Jenna Starborn

Posted by : atcampbell | On : November 4, 2003

Jenna Starborn by ArmadilloCon 26’s GOH, Sharon Shinn

Twelve people attended this discussion and 3 others emailed in their comments. Eight people started the book with five reading to the end. The same five had all read this author before.

Using the classic Jane Eyre as the basis for a science fiction novel intrigued some readers while others were more ambivalent. The source material was easy to identify with a few updated twists, such as a cyborg wife instead of a crazy one. Plus in this retelling our heroine is a vat-grown, plucky nuclear reactor technician. There is a governess who is ruined by a lover, but needless to say Jenna manages to eventually find true love with her own Everett. Some people enjoyed ferreting out the similarities between the books while others liked the non JE parts better.

One reader called it “a serious chick novel” that needed more action. The women present rejected this label. But another reader found the book very readable “in a Gothic romance kind of way” and thought it would be a good book to introduce young girls to SF.

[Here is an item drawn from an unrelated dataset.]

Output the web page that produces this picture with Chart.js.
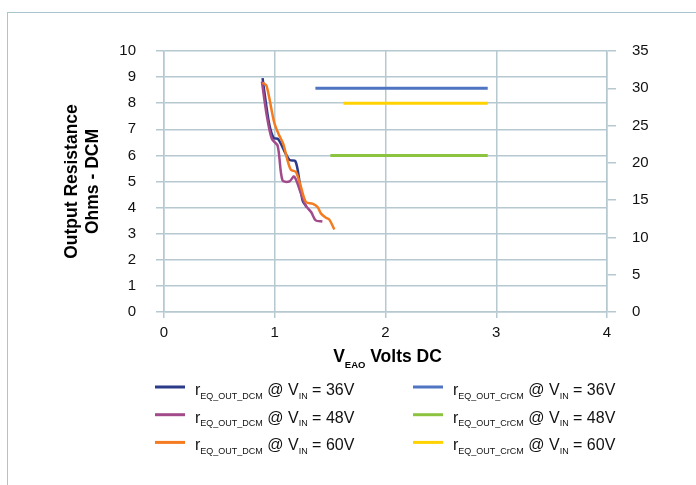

We speculated on the author’s motivations for using JE as a framework. Trying to retrofit moral and social values from 1847 to the far future was like squeezing the future into a Victorian corset for some readers. The concept of a rigidly tiered caste system was seen as interesting but implausible in today’s morality. But others liked her Pan-Equist religion and accepted the reasons for why some areas of research still thrived and why some things did not get attention or improvement.

All in all, we thought this was an interesting literary experiment and wondered what other works could be retrofitted to SF.